Rogers argues that safety increases for Class II to Class I deregulations because liability is a stronger deterrent on the margin than regulation (and he provides some evidence for this view in that safety increases more among larger firms that are less judgment proof than small firms). Without denying that mechanism my view is that innovation itself increases safety. As I noted above, medical device manufactures often do not use the latest technology in their products because this would threaten the “substantial equivalence” test so you get devices that are actually less safe and also more costly to manufacture than necessary. In essence, substantial equivalence anchors new technologies to old technologies thus preventing movement, even movement towards safety and lower prices.
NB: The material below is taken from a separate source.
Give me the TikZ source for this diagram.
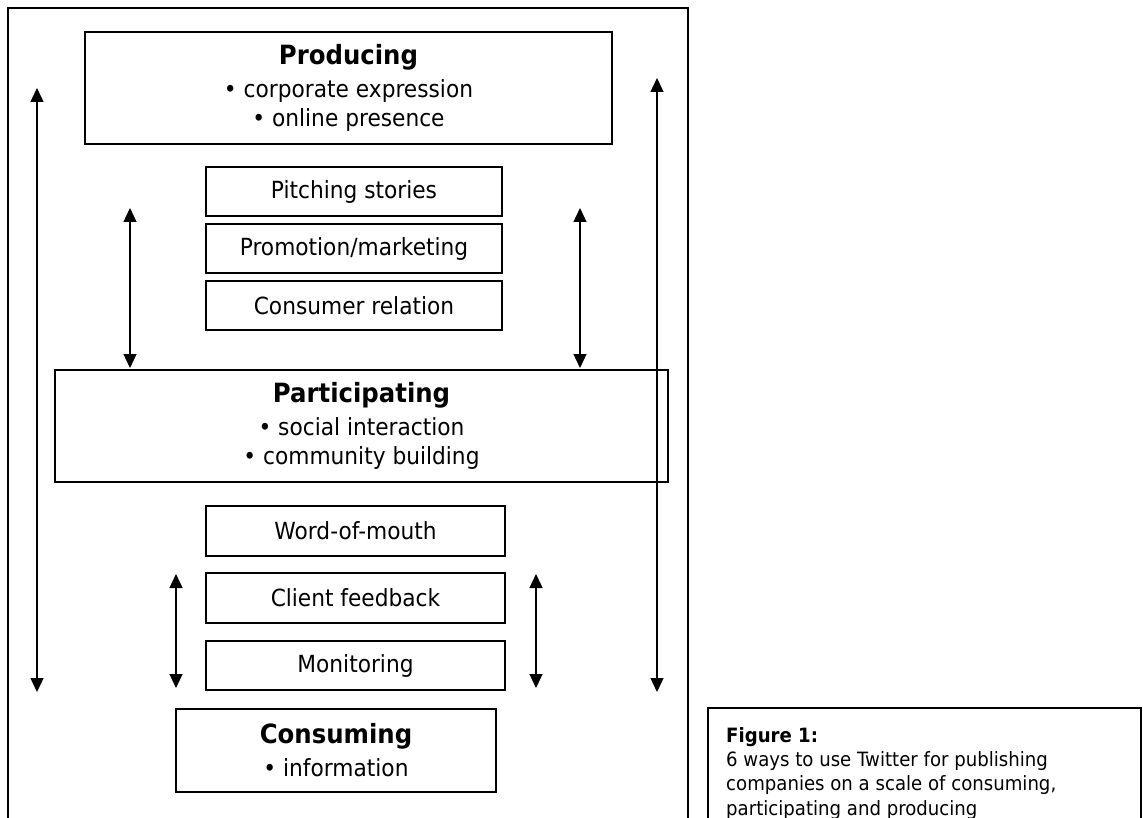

Rogers also has an excellent and unusual paper (with Jeffrey Clemens) on directed innovation in artificial limbs due to the civil war! That paper and this one show a real focus on digging deep into the data to unearth important and unusual sources of insight. N.B.! Parker Rogers is on the job market.
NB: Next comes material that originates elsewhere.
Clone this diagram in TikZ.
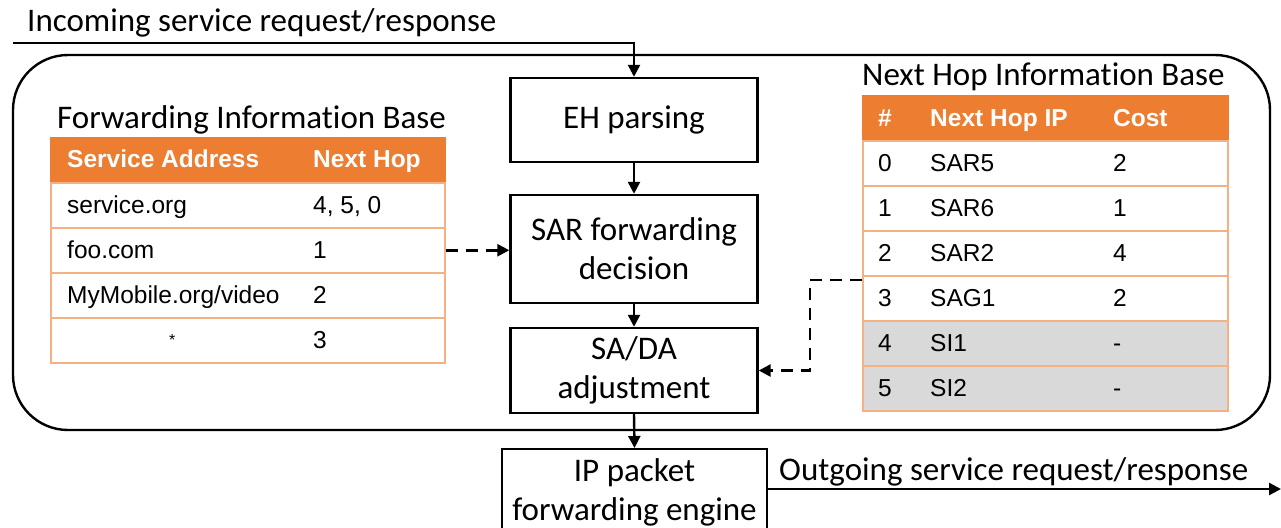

Addendum: See my many previous posts for more useful references on the FDA, especially Is the FDA Too Conservative or Too Aggressive.

Modeling persistent storefront vacancies

Have you ever wondered why there are so many empty storefronts in Manhattan, and why they may stay empty for many months or even years?  Erica Moszkowski and Daniel Stackman are working on this question:

Why do retail vacancies persist for more than a year in some of the world’s highest-rent retail districts? To explain why retail vacancies last so long (16 months on average), we construct and estimate a dynamic, two-sided model of storefront leasing in New York City. The model incorporates key features of the commercial real estate industry: tenant heterogeneity, long lease lengths, high move-in costs, search frictions, and aggregate uncertainty in downstream retail demand. Consistent with the market norm in New York City, we assume that landlords cannot evict tenants unilaterally before lease expiration. However, tenants can exit leases early at a low cost, and often do: nearly 55% of tenants with ten-year leases exit within five years. We estimate the model parameters using high-frequency data on storefront occupancy covering the near-universe of retail storefronts in Manhattan, combined with micro data on commercial leases. Move-in costs and heterogeneous tenant quality give rise to heterogeneity in match surplus, which generates option value for vacant landlords. Both features are necessary to explain longrun vacancy rates and the length of vacancy spells: in a counterfactual exercise, eliminating either move-in costs or tenant heterogeneity results in vacancy rates of close to zero. We then use the estimated model to quantify the impact of a retail vacancy tax on long-run vacancy rates, average rents, and social welfare. Vacancies would have to generate negative externalities of $29.68 per square foot per quarter (about half of average rents) to justify a 1% vacancy tax on assessed property values.

Erica is on the job market from Harvard, Daniel from NYU.  And they have another paper relevant to the same set of questions:

We identify a little-known contracting feature between retail landlord and their bankers that generates vacancies in the downstream market for retail space. Specifically, widespread covenants in commercial mortgage agreements impose rent floors for any new leases landlords may sign with tenants, short-circuiting the price mechanism in times of low demand for retail space.

I am pleased to see people working on the questions that puzzle me.